> _Given information_:
· · · · · · ·
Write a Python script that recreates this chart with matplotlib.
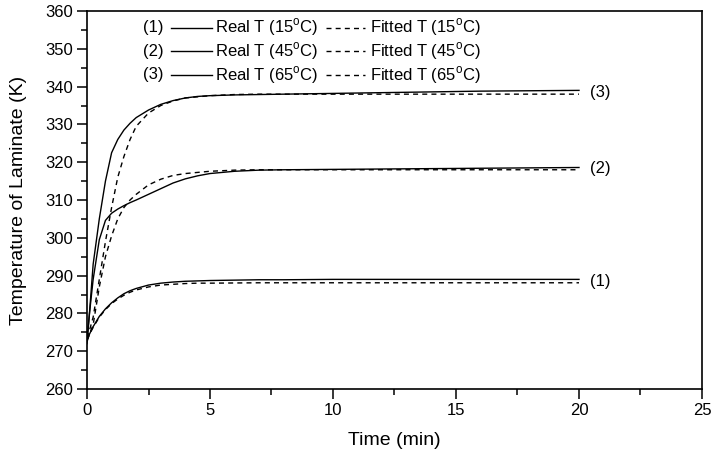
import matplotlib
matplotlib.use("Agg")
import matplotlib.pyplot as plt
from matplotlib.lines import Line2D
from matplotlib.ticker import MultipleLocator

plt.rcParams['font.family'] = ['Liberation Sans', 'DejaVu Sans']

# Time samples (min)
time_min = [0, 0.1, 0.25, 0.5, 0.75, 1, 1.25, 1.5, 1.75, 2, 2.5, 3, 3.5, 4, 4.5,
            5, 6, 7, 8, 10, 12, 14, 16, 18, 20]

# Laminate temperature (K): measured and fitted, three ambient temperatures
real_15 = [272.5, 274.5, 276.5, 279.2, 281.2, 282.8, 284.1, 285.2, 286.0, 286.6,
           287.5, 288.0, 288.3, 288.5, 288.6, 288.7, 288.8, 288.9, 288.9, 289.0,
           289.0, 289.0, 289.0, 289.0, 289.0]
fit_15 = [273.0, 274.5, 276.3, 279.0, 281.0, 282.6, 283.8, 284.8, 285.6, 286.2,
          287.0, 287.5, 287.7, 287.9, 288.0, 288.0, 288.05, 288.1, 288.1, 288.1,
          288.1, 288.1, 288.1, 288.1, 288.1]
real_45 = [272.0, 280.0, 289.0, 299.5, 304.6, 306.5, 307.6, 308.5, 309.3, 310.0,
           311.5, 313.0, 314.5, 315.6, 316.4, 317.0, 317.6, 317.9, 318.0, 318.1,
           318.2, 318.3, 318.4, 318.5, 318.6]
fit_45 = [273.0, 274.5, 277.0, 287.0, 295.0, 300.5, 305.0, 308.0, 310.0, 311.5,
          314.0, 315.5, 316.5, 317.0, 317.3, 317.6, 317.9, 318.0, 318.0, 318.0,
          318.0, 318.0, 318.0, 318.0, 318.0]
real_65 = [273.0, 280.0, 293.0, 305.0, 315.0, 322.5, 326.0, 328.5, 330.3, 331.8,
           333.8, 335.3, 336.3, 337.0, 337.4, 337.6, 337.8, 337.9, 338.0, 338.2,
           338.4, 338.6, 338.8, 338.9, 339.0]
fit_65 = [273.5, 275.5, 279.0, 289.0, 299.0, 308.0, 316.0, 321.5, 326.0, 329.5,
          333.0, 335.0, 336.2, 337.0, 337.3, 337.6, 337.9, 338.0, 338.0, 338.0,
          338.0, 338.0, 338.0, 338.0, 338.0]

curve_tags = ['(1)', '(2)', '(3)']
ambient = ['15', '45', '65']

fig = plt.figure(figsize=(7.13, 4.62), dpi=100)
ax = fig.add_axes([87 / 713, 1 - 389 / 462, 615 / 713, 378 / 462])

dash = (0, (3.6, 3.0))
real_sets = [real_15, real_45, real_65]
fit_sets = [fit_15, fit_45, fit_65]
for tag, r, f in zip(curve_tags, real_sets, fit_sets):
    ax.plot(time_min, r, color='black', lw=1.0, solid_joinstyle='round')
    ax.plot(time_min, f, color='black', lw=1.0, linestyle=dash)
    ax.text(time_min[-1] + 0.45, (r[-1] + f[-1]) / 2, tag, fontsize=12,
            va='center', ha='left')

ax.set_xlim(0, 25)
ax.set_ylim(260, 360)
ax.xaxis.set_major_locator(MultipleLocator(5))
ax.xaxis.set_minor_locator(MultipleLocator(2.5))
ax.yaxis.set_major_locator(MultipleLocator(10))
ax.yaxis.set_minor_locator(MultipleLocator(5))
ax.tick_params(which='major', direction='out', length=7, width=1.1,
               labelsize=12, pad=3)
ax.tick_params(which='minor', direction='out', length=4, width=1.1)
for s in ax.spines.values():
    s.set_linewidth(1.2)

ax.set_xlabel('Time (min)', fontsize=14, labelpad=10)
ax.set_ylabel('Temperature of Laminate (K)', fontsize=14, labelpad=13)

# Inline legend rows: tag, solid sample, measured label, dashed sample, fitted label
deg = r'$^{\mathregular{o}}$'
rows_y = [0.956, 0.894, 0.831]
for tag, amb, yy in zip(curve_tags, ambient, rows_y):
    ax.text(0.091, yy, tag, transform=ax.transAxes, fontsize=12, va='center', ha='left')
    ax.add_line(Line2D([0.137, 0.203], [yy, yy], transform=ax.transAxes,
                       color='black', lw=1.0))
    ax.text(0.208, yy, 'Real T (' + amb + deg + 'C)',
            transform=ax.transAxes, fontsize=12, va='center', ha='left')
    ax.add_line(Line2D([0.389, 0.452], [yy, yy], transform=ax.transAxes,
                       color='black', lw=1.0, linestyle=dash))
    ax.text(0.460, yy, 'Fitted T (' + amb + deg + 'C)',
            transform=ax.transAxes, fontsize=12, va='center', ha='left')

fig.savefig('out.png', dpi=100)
· · · · · · ·
> _What the task requires_: Repeat the listing above from its first line through the line that contains "5, 6, 7, 8, 10, 12, 14, 16, 18, 20]", both included, and nothing more. Drop the pictures.

> _The reply_:
Write a Python script that recreates this chart with matplotlib.
import matplotlib
matplotlib.use("Agg")
import matplotlib.pyplot as plt
from matplotlib.lines import Line2D
from matplotlib.ticker import MultipleLocator

plt.rcParams['font.family'] = ['Liberation Sans', 'DejaVu Sans']

# Time samples (min)
time_min = [0, 0.1, 0.25, 0.5, 0.75, 1, 1.25, 1.5, 1.75, 2, 2.5, 3, 3.5, 4, 4.5,
            5, 6, 7, 8, 10, 12, 14, 16, 18, 20]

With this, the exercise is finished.